History

Berry Pomeroy and the ‘Other’ Seymours

How an extravagant but unfinished castle tells a story of family rivalry and competitive housebuilding in 17th-century England.

The tomb of Edward Seymour II in Berry Pomeroy church
The tomb of Edward Seymour II in Berry Pomeroy church

UNFINISHED BUSINESS

Berry Pomeroy Castle in Devon is among England’s most romantic ruins. Most dramatic of all, especially when seen from the steep-sided valley below, are the towering masonry crags of the range begun in about 1600 by Edward Seymour II (c.1563–1613). It was intended to transform his modest Elizabethan country house into one of the grandest mansions in all of England.

But when the castle is viewed from the courtyard, it is clear that Edward’s grand designs came to a sudden halt. ‘Toothing’ on the stub of a west wing awaits a continuation never built, and an outcrop of uncleared bedrock juts untidily out within a few feet of the mansion’s showy frontage.

‘Toothing’ for a planned new building projects from the unfinished west wing at Berry Pomeroy Castle
‘Toothing’ for a planned new building projects from the unfinished west wing at Berry Pomeroy Castle

SHOW HOME

Edward didn’t do things by halves. At 64.9 metres long, his north range at Berry Pomeroy rivalled Longleat and Hatfield House, and was more than twice as long as the comparable façade at Audley End, Essex, the biggest mansion in early 17th-century England.

Running the whole length of its topmost storey, its long gallery exceeded in size those at Hardwick Hall or Hampton Court.

IDEAS ABOVE HIS STATION

All these great houses were built by very much richer people than Edward Seymour, though. Their builders were figures who could afford to spend much more than the £20,000 Seymour had spent on Berry Pomeroy when his cash ran out in 1610.

Edward was essentially a country gentleman of only modest means. So why did he embark on this ill-fated building extravaganza, on an unsuitably cramped site in a remote corner of England?

Perhaps because, but for a historic injustice, he would have been Duke of Somerset.

Cutaway reconstruction drawing of Edward Seymour II’s great north wing at Berry Pomeroy Castle
Cutaway reconstruction drawing of Edward Seymour II’s great north wing at Berry Pomeroy Castle © English Heritage (drawing by Terry Ball/Richard Lea)

FAMILY MISFORTUNES

‘Protector Somerset’, brother of Henry VIII’s queen Jane Seymour, and Lord Protector of their son, Edward VI, was Edward’s grandfather.

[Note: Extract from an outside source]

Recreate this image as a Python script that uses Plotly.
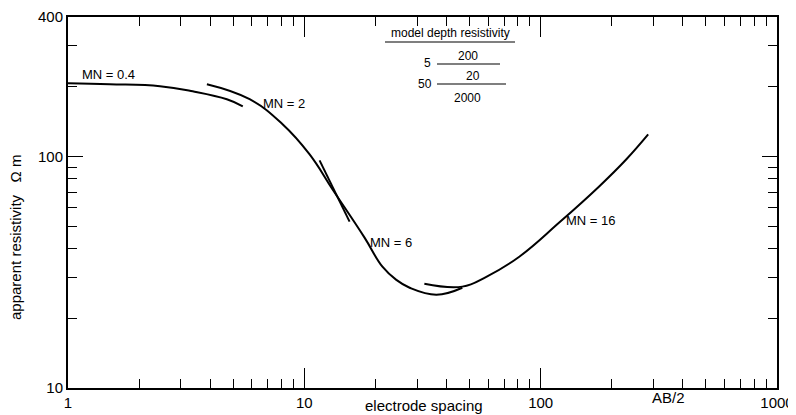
import plotly.graph_objects as go

# ---- data ----
mn04_x = [1.0, 1.5, 2.45, 3.37, 4.70, 5.49]
mn04_y = [207, 205, 201, 191, 176.5, 164.6]

mn2_x = [3.87, 5.87, 8.09, 10.53, 13.17, 17.98, 21.4, 24.5, 27.9, 36.2, 46.6]
mn2_y = [205, 176.6, 137.7, 102, 72, 44.6, 33.4, 29.3, 27.1, 25.3, 27.1]

mn6_x = [11.6, 15.54]
mn6_y = [96.1, 52.3]

mn16_x = [32.2, 46.6, 58.9, 81.2, 119.8, 176.8, 230, 285]
mn16_y = [28.2, 27.4, 30.2, 36.9, 51.8, 74.2, 97, 124.5]

x_tickvals = [1, 10, 100, 1000]
x_ticktext = ["1", "10", "100", "1000"]
y_tickvals = [10, 100, 400]
y_ticktext = ["10", "100", "400"]
x_minor = [m * d for d in (1, 10, 100) for m in range(2, 10)]
y_minor = [20, 30, 40, 50, 60, 70, 80, 90, 200, 300]

FONT = "Liberation Sans, Arial, Helvetica, sans-serif"
OFF = 8  # page body margin
W, H = 796 - OFF, 415 - OFF
L, R, T, B = 60, 19, 9, 27
PW, PH = W - L - R, H - T - B
X0 = OFF + L          # page x of plot left edge
Y1 = OFF + H - B      # page y of plot bottom edge


def px(x):
    return (x - X0) / PW


def py(y):
    return (Y1 - y) / PH


fig = go.Figure()
for xs, ys in [(mn04_x, mn04_y), (mn2_x, mn2_y), (mn6_x, mn6_y), (mn16_x, mn16_y)]:
    fig.add_trace(go.Scatter(x=xs, y=ys, mode="lines",
                             line=dict(color="black", width=2, shape="spline", smoothing=1.2),
                             showlegend=False, hoverinfo="skip"))

ann = []


def text(x, y, s, size=13, **kw):
    ann.append(dict(x=px(x), y=py(y), xref="paper", yref="paper", text=s, showarrow=False,
                    xanchor="center", yanchor="middle",
                    font=dict(family=FONT, size=size, color="black"), **kw))


text(108, 75, "MN = 0.4", 13)
text(284, 103, "MN = 2", 13)
text(391, 242, "MN = 6", 13)
text(591, 220, "MN = 16", 13)
text(450, 33, "model depth resistivity", 12)
text(427, 63, "5", 12)
text(468, 56, "200", 12)
text(425, 84, "50", 12)
text(473, 76, "20", 12)
text(467, 98, "2000", 12)
text(668, 397, "AB/2", 15)
text(424, 405, "electrode spacing", 15)
text(15, 238, "apparent resistivity   \u03a9 m", 15, textangle=-90)

shapes = [
    dict(type="line", xref="paper", yref="paper", x0=px(385), x1=px(515), y0=py(42), y1=py(42),
         line=dict(color="black", width=1.2)),
    dict(type="line", xref="paper", yref="paper", x0=px(437), x1=px(500), y0=py(64), y1=py(64),
         line=dict(color="black", width=1.2)),
    dict(type="line", xref="paper", yref="paper", x0=px(437), x1=px(506), y0=py(84), y1=py(84),
         line=dict(color="black", width=1.2)),
]

axis_common = dict(showgrid=False, zeroline=False, showline=True, linecolor="black", linewidth=2,
                   mirror="ticks", ticks="inside", tickcolor="black", tickwidth=1.3, automargin=False,
                   tickfont=dict(family=FONT, size=15, color="black"))

fig.update_layout(
    width=W, height=H,
    margin=dict(l=L, r=R, t=T, b=B),
    paper_bgcolor="white", plot_bgcolor="white",
    xaxis=dict(type="log", range=[0, 3], tickmode="array", tickvals=x_tickvals, ticktext=x_ticktext,
               ticklen=20,
               minor=dict(tickmode="array", tickvals=x_minor, ticks="inside", ticklen=9,
                          tickcolor="black", tickwidth=1.3),
               **axis_common),
    yaxis=dict(type="log", range=[1, 2.60206], tickmode="array", tickvals=y_tickvals, ticktext=y_ticktext,
               ticklen=15,
               minor=dict(tickmode="array", tickvals=y_minor, ticks="inside", ticklen=9,
                          tickcolor="black", tickwidth=1.3),
               **axis_common),
    annotations=ann,
    shapes=shapes,
)

fig.write_html("out.html")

Or was he? Somerset apparently suspected that his sons by his first wife (Berry Pomeroy Edward’s grandmother) were not really his. So it was to his children by his second wife that the family dukedom of Somerset descended, along with the bulk of the ancestral estates. Edward’s nominally ‘senior’ Seymour branch was left with Berry Pomeroy, and not a lot else.

DOWNFALL

On the fine monument to Edward in Berry Pomeroy church, an effigy points meaningfully to the inscription proclaiming his descent from Protector Somerset.

Dispossession clearly rankled. Ironically, it was a failed lawsuit to recover part of the family estates from the ‘other Seymours’ which apparently completed Edward’s financial downfall, preventing him from finishing his glorious new mansion.

He would no doubt have been relieved to know that the Berry Pomeroy Seymours won out in the end. When the ‘junior’ branch died out in 1750, the title and lands passed, at last, to Edward’s descendants. English Heritage’s current landlord for the castle is the 19th Duke of Somerset, a direct descendant of the Berry Pomeroy line.